Work to do:
Please return exactly the run of lines that begins with the line containing "Write a Python" and ends with the line containing "fig = go.Figure()", pictures excluded.

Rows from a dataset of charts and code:
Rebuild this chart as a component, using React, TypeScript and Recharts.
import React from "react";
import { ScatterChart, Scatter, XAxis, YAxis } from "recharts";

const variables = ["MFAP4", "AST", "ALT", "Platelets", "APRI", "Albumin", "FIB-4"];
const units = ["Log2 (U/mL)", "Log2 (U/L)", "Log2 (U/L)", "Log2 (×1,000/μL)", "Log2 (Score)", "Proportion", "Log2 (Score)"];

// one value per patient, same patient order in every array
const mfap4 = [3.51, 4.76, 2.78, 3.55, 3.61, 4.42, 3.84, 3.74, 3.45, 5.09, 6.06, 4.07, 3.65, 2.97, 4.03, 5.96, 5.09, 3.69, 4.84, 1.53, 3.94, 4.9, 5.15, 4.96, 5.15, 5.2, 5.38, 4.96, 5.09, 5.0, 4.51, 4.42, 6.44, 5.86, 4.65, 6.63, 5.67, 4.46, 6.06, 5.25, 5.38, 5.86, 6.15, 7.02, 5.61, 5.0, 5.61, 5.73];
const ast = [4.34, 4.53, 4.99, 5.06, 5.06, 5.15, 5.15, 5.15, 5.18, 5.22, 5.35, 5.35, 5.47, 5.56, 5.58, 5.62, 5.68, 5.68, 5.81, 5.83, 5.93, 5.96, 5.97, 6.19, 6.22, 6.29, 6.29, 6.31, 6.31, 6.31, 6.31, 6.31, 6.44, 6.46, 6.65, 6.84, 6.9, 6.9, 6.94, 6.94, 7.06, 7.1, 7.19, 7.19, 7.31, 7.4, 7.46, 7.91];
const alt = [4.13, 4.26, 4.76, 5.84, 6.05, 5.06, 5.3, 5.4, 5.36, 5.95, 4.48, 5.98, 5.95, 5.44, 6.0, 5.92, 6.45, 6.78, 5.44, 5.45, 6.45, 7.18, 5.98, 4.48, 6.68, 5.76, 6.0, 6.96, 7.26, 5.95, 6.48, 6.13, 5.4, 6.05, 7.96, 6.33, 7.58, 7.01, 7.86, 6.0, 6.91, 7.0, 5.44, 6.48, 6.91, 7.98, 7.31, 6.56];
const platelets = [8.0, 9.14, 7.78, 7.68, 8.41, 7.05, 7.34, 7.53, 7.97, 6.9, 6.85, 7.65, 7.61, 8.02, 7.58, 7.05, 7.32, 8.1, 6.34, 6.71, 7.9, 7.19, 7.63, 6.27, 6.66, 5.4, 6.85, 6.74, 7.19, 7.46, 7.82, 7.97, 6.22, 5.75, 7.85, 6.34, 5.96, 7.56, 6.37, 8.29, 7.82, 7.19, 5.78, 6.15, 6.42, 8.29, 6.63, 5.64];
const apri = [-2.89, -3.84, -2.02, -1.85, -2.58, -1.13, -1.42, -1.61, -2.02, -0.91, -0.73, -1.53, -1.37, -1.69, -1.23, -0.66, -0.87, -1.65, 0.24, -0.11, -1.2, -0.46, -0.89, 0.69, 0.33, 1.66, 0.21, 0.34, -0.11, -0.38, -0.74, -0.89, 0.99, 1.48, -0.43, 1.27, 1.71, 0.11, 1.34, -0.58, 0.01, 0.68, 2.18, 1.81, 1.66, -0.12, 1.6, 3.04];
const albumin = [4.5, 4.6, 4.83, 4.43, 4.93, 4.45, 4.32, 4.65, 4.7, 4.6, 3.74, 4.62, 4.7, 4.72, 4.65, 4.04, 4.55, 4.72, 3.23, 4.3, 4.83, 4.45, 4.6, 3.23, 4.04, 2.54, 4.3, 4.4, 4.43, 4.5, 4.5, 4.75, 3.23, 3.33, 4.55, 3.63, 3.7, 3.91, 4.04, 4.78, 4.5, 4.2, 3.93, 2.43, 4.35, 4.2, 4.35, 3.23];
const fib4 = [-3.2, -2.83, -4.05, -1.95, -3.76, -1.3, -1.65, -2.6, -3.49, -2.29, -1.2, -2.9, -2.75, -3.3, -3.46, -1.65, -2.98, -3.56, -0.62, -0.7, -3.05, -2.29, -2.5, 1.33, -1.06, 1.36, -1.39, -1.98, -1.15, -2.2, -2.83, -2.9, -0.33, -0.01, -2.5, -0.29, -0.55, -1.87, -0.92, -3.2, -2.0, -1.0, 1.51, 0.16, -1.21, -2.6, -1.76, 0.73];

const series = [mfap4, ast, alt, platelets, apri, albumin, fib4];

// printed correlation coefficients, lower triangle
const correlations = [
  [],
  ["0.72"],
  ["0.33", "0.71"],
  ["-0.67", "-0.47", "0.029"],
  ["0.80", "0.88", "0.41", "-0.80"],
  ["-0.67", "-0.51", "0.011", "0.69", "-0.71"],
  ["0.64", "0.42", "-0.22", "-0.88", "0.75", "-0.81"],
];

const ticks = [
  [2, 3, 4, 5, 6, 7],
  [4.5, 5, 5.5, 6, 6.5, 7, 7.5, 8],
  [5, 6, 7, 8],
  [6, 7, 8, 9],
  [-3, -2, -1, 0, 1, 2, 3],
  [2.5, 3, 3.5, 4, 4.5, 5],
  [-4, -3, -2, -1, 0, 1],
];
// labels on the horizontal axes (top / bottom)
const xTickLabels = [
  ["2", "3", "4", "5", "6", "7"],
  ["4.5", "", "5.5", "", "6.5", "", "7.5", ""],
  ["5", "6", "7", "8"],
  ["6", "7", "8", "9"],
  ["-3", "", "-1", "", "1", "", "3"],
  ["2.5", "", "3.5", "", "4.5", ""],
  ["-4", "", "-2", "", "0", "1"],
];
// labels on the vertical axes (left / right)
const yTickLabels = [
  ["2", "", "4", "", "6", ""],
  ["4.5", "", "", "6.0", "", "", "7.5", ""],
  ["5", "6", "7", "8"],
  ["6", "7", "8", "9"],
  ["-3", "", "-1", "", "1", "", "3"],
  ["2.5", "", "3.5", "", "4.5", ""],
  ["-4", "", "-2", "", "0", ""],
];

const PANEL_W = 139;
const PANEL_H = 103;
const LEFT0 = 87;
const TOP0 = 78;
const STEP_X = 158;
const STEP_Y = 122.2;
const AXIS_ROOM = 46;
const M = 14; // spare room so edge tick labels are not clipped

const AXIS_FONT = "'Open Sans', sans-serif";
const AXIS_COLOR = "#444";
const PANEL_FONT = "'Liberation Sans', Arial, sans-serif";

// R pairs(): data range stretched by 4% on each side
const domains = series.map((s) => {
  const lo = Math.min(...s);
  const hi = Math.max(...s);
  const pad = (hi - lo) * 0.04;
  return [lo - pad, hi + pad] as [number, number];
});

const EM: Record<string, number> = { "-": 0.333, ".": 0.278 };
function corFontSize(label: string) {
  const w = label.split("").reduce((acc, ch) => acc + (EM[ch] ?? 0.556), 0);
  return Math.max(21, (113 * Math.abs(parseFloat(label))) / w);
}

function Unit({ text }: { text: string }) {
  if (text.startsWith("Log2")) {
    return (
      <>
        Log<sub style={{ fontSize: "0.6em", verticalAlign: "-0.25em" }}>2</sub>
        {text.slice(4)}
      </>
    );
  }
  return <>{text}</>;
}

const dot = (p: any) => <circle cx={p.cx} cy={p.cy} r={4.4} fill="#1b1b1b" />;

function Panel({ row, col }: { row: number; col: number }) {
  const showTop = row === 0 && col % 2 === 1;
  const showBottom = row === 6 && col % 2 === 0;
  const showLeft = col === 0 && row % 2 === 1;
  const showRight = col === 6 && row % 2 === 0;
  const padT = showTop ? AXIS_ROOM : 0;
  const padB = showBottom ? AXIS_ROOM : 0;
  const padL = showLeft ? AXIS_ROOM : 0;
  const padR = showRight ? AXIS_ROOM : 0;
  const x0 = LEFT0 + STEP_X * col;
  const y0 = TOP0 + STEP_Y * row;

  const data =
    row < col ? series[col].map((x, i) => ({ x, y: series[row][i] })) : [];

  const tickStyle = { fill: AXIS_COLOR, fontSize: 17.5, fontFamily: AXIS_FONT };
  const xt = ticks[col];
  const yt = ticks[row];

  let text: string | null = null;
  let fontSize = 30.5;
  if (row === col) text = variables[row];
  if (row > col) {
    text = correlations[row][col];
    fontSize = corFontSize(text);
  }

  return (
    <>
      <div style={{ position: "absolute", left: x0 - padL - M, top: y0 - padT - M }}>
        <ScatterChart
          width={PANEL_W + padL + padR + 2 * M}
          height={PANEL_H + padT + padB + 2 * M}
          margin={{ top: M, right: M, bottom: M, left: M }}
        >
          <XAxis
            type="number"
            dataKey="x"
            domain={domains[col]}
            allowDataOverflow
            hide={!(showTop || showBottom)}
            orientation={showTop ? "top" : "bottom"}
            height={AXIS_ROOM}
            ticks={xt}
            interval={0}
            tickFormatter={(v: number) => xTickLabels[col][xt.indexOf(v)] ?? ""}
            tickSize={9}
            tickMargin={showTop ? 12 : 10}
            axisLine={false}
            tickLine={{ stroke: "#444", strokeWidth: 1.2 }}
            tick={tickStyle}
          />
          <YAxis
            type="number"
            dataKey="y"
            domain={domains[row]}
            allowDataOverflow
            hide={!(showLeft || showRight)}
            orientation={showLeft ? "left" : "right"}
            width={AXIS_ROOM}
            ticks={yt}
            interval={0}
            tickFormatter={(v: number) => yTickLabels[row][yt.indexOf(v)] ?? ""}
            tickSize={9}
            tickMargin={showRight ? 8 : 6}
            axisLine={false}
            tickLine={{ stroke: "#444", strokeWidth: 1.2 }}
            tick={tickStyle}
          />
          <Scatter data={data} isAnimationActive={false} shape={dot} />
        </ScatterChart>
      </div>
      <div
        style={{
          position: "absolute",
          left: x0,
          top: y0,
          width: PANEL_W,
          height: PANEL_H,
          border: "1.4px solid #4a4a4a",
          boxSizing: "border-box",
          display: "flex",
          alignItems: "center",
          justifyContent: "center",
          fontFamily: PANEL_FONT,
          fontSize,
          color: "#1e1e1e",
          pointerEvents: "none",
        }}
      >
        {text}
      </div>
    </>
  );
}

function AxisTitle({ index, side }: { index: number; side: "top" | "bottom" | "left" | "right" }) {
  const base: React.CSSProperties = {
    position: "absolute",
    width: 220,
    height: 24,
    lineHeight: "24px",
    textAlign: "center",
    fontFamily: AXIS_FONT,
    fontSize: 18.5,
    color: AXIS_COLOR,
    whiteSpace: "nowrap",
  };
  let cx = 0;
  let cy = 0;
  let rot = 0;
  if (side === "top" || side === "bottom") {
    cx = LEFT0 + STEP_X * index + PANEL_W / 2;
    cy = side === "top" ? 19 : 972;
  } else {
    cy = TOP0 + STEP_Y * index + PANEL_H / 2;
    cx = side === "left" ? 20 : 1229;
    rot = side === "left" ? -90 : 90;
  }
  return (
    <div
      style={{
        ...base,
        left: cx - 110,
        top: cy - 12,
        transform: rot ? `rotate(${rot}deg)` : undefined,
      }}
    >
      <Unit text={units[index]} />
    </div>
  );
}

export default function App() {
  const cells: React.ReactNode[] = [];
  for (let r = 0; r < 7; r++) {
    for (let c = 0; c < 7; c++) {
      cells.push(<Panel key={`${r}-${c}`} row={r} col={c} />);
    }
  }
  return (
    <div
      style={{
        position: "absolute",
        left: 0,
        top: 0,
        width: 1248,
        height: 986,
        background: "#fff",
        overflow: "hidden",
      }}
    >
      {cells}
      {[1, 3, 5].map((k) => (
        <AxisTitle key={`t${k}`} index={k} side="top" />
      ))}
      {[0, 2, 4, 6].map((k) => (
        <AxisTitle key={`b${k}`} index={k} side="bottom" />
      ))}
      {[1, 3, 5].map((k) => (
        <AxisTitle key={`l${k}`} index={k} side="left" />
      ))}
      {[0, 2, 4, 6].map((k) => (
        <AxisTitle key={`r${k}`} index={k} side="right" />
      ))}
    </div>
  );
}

* * *

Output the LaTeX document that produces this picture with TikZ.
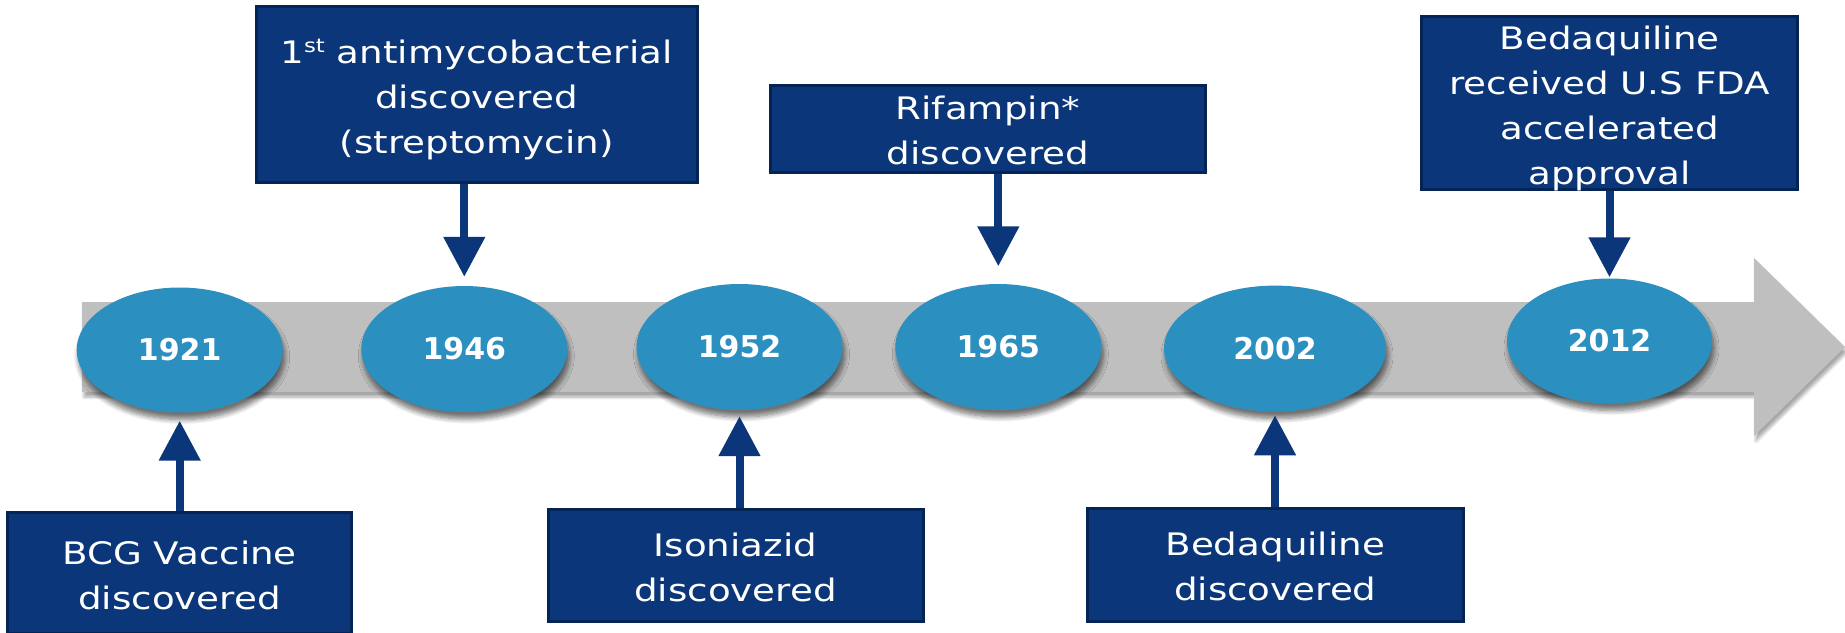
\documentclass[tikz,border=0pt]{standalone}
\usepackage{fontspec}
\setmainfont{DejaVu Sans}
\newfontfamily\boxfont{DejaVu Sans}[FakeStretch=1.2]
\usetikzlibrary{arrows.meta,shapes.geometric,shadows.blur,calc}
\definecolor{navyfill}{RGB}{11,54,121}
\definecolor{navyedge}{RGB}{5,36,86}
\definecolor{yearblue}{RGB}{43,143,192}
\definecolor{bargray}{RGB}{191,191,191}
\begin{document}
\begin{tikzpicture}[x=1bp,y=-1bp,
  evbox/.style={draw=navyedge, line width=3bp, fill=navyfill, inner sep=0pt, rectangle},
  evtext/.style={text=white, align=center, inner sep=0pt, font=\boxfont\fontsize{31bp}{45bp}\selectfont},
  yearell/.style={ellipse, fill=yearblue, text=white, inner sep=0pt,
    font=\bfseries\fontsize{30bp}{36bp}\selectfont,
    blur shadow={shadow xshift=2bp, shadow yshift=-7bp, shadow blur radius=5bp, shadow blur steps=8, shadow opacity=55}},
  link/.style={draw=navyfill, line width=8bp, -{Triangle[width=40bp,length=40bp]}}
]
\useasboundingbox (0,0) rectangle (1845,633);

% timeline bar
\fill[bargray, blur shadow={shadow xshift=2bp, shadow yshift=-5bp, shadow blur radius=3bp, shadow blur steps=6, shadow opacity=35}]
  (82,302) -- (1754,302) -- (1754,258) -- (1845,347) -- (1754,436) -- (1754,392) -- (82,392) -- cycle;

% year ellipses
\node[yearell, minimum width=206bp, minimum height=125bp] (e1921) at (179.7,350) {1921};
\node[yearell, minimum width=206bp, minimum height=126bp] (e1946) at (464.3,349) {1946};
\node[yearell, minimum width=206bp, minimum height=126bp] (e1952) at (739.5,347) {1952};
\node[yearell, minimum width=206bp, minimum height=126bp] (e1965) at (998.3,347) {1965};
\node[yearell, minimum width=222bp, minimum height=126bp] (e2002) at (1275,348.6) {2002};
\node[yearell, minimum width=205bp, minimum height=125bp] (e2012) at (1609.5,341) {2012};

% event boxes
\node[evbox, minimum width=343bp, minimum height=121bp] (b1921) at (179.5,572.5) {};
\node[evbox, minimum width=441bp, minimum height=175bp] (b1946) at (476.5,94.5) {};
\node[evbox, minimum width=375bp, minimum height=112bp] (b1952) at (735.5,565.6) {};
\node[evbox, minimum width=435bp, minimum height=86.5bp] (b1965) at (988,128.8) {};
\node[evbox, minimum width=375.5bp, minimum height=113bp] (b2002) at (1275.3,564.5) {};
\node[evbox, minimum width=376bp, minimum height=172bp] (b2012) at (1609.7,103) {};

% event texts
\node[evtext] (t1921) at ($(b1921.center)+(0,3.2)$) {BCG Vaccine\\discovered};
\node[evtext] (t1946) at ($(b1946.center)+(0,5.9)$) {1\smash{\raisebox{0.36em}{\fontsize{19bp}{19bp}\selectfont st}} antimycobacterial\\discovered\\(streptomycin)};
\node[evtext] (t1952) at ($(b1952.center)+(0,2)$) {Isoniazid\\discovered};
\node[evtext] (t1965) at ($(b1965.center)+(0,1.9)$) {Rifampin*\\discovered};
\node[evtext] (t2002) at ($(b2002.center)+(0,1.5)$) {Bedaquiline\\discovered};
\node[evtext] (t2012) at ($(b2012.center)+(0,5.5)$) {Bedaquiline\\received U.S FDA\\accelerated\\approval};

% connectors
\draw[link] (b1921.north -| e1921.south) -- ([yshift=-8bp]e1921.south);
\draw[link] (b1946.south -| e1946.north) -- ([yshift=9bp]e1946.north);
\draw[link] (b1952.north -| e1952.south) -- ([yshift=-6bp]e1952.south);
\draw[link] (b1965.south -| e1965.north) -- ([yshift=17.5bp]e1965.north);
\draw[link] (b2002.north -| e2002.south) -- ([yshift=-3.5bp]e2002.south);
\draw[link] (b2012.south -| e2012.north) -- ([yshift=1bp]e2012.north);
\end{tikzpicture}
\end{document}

...

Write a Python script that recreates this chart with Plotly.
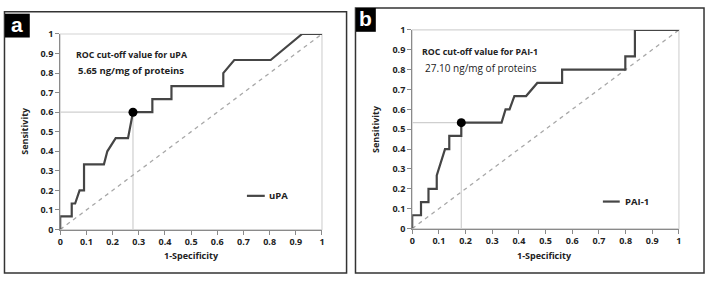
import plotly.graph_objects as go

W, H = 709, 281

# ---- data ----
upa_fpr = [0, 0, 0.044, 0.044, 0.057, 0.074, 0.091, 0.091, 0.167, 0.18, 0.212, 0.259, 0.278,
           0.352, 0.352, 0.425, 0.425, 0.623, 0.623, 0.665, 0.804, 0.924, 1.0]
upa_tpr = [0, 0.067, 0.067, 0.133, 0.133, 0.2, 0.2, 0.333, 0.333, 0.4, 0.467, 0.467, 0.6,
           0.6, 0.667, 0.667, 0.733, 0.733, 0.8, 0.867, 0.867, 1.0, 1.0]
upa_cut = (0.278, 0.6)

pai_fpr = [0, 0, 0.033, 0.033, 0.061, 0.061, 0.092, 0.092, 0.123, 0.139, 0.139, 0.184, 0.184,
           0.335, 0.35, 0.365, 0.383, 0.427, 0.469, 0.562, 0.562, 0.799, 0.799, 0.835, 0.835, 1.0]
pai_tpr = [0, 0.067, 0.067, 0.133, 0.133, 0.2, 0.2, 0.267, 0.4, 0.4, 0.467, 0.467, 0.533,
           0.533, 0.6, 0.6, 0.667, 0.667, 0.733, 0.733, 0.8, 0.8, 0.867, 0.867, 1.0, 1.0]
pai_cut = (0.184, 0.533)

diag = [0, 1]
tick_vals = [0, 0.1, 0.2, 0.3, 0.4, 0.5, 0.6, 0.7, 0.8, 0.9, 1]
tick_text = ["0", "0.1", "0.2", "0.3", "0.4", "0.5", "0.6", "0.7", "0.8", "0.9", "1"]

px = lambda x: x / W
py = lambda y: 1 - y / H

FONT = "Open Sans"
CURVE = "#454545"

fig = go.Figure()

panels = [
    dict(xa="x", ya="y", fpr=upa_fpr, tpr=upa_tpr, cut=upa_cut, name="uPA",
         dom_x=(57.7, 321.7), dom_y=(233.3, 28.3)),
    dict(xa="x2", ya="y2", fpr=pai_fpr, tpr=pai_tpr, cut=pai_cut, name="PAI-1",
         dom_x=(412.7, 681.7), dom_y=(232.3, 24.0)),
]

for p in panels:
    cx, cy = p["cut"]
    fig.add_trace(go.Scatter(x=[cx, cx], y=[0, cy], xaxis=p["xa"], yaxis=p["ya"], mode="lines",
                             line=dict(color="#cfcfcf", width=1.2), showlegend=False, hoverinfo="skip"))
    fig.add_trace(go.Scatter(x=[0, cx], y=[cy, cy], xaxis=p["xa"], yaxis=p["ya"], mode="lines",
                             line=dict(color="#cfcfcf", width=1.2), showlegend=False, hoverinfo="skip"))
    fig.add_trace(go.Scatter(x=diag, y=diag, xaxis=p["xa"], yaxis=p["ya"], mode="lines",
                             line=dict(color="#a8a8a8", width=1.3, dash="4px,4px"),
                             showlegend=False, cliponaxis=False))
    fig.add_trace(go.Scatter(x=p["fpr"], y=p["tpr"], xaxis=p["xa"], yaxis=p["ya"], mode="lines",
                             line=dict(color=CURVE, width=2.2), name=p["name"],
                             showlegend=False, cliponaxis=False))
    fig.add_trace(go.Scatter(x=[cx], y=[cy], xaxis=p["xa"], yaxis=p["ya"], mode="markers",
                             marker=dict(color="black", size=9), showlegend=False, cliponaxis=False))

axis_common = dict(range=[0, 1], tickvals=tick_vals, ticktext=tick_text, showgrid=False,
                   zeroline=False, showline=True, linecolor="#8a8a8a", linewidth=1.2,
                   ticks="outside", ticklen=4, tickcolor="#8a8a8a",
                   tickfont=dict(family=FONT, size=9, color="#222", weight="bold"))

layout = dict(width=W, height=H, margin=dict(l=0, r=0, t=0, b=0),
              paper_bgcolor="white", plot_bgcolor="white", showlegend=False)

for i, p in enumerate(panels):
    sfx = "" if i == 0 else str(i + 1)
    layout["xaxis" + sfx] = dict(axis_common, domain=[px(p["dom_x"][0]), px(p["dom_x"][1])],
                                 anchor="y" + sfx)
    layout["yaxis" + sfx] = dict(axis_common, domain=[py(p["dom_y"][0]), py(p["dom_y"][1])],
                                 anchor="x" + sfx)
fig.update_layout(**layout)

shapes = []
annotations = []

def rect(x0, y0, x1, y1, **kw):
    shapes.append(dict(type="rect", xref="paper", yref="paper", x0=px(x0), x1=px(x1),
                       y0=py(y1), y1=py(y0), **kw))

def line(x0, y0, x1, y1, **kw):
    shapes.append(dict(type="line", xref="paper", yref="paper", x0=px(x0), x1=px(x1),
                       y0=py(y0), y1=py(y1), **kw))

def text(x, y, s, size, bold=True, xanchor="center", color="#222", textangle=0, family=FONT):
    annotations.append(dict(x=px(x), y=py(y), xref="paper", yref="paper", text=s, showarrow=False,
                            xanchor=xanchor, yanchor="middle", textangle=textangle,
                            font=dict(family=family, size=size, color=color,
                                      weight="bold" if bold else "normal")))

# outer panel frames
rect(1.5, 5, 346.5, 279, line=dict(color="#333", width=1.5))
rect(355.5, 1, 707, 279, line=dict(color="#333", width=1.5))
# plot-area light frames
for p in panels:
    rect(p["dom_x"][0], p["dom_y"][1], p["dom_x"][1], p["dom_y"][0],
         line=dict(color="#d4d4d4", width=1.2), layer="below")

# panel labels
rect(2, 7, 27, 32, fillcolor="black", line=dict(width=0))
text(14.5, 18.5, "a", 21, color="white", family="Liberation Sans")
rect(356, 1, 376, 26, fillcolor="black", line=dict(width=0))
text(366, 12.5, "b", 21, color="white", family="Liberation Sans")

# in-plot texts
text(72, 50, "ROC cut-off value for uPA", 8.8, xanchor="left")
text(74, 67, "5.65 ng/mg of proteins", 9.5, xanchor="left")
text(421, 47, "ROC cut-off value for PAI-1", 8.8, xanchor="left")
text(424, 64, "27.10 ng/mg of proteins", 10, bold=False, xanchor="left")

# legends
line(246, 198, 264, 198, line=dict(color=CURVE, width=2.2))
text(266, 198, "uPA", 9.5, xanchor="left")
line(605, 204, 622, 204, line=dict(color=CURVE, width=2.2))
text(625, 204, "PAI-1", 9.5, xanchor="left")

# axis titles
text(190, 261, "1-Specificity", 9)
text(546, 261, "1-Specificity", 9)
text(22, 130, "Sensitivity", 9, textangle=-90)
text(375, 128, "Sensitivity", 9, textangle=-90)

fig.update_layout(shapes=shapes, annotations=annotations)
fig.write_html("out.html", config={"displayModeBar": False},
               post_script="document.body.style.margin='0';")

Solution to the problem:
Write a Python script that recreates this chart with Plotly.
import plotly.graph_objects as go

W, H = 709, 281

# ---- data ----
upa_fpr = [0, 0, 0.044, 0.044, 0.057, 0.074, 0.091, 0.091, 0.167, 0.18, 0.212, 0.259, 0.278,
           0.352, 0.352, 0.425, 0.425, 0.623, 0.623, 0.665, 0.804, 0.924, 1.0]
upa_tpr = [0, 0.067, 0.067, 0.133, 0.133, 0.2, 0.2, 0.333, 0.333, 0.4, 0.467, 0.467, 0.6,
           0.6, 0.667, 0.667, 0.733, 0.733, 0.8, 0.867, 0.867, 1.0, 1.0]
upa_cut = (0.278, 0.6)

pai_fpr = [0, 0, 0.033, 0.033, 0.061, 0.061, 0.092, 0.092, 0.123, 0.139, 0.139, 0.184, 0.184,
           0.335, 0.35, 0.365, 0.383, 0.427, 0.469, 0.562, 0.562, 0.799, 0.799, 0.835, 0.835, 1.0]
pai_tpr = [0, 0.067, 0.067, 0.133, 0.133, 0.2, 0.2, 0.267, 0.4, 0.4, 0.467, 0.467, 0.533,
           0.533, 0.6, 0.6, 0.667, 0.667, 0.733, 0.733, 0.8, 0.8, 0.867, 0.867, 1.0, 1.0]
pai_cut = (0.184, 0.533)

diag = [0, 1]
tick_vals = [0, 0.1, 0.2, 0.3, 0.4, 0.5, 0.6, 0.7, 0.8, 0.9, 1]
tick_text = ["0", "0.1", "0.2", "0.3", "0.4", "0.5", "0.6", "0.7", "0.8", "0.9", "1"]

px = lambda x: x / W
py = lambda y: 1 - y / H

FONT = "Open Sans"
CURVE = "#454545"

fig = go.Figure()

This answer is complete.